_PROMPT_.
Repeat every line, exactly, from the very first through the one where "-2.78, -2.53, -2.3];" appears. Add nothing else.

_DATASET EXCERPT_.
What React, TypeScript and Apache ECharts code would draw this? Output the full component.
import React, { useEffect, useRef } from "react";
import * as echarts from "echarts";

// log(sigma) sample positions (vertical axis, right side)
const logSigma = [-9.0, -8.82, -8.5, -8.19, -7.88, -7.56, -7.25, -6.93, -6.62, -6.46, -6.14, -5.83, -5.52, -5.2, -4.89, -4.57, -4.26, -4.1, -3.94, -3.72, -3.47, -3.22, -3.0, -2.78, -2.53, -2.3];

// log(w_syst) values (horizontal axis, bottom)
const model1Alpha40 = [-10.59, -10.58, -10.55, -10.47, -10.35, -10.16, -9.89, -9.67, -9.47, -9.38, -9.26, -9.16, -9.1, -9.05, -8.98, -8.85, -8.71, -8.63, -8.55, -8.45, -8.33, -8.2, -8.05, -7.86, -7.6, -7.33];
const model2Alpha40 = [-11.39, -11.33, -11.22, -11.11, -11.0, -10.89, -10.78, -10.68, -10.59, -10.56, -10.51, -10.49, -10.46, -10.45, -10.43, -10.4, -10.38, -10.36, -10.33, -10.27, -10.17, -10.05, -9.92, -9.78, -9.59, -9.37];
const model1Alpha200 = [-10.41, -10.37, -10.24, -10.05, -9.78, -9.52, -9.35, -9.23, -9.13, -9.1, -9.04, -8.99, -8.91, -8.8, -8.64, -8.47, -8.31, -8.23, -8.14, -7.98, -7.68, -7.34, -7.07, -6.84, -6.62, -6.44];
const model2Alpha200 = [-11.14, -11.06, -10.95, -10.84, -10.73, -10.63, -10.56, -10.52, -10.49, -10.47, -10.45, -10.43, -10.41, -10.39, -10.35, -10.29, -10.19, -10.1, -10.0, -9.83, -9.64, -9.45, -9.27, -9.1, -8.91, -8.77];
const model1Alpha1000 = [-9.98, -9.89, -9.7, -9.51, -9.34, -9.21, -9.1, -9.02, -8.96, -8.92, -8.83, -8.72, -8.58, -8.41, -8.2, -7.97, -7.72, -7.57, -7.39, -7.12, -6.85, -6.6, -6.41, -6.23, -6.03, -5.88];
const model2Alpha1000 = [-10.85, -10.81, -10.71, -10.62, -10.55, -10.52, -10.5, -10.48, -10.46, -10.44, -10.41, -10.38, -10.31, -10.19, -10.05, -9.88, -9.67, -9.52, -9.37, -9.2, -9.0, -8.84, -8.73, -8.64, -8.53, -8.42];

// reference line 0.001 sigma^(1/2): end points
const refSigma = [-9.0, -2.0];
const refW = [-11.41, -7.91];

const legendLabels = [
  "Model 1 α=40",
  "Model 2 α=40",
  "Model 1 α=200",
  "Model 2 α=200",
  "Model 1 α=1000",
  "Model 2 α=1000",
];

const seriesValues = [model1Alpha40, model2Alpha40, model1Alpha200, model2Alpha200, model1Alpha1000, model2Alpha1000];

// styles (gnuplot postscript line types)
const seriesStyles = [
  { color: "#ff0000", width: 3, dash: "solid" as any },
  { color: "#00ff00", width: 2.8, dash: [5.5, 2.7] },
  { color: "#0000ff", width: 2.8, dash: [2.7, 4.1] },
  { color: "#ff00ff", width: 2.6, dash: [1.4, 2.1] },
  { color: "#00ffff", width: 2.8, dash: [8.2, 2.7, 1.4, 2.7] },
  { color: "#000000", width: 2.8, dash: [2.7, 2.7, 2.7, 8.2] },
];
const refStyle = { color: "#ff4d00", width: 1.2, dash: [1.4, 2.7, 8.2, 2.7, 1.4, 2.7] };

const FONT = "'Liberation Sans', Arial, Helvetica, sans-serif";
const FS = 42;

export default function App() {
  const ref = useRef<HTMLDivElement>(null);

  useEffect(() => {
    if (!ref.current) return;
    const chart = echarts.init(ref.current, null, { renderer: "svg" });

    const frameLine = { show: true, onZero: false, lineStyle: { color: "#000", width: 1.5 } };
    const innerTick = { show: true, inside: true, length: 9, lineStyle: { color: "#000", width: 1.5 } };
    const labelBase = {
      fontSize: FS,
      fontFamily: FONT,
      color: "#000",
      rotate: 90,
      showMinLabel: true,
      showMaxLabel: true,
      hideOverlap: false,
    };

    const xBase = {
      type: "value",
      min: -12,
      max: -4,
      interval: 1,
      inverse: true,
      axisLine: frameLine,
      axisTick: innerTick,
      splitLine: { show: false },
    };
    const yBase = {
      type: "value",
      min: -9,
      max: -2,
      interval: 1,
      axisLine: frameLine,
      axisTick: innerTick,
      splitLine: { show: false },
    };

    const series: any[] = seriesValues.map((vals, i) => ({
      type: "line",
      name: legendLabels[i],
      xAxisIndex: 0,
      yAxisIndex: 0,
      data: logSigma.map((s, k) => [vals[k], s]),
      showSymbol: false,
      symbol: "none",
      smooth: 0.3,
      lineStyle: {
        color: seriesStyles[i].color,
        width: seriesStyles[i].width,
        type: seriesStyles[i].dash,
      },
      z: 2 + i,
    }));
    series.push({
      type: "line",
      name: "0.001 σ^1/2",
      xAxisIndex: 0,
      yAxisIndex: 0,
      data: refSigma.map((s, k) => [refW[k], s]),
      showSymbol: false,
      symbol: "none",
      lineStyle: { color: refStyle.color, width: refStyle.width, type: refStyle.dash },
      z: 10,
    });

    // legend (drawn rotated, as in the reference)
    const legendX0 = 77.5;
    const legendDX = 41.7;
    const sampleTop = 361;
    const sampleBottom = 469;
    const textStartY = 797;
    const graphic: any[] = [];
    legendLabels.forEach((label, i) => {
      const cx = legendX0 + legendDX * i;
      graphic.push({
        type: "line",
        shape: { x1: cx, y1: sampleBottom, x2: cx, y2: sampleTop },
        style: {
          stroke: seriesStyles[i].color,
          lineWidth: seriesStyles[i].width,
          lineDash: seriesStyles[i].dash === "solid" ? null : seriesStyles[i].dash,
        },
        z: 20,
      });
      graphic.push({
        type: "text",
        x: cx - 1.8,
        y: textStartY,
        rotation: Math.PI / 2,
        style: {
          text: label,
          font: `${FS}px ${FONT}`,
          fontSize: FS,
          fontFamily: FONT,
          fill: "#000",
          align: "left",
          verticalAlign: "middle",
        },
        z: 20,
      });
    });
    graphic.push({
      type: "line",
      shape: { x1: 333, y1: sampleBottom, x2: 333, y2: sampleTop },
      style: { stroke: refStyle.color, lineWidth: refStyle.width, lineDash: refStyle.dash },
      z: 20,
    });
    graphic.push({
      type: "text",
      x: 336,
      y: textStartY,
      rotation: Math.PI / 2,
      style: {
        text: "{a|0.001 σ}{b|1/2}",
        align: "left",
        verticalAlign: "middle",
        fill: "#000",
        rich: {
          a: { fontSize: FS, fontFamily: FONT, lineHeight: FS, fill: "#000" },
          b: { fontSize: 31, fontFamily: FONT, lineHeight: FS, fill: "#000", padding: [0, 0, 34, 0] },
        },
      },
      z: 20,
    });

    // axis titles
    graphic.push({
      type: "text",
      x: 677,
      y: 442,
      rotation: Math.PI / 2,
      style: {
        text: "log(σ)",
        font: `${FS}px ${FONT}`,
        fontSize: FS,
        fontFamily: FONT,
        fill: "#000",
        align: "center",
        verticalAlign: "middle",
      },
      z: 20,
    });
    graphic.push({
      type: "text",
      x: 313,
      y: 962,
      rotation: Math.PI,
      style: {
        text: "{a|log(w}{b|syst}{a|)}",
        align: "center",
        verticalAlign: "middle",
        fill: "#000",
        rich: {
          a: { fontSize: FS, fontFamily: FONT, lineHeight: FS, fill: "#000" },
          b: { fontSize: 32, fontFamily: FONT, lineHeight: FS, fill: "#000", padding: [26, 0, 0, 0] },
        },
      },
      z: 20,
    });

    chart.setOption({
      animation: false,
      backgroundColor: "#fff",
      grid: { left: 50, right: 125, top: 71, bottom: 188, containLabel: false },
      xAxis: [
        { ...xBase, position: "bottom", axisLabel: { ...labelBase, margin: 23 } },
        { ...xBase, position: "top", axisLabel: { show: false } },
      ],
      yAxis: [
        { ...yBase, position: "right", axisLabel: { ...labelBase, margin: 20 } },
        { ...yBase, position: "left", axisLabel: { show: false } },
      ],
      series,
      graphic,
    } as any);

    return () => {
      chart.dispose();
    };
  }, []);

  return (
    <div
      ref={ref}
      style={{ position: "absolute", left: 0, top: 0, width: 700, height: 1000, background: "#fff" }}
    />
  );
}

_EXPECTED ANSWER_.
What React, TypeScript and Apache ECharts code would draw this? Output the full component.
import React, { useEffect, useRef } from "react";
import * as echarts from "echarts";

// log(sigma) sample positions (vertical axis, right side)
const logSigma = [-9.0, -8.82, -8.5, -8.19, -7.88, -7.56, -7.25, -6.93, -6.62, -6.46, -6.14, -5.83, -5.52, -5.2, -4.89, -4.57, -4.26, -4.1, -3.94, -3.72, -3.47, -3.22, -3.0, -2.78, -2.53, -2.3];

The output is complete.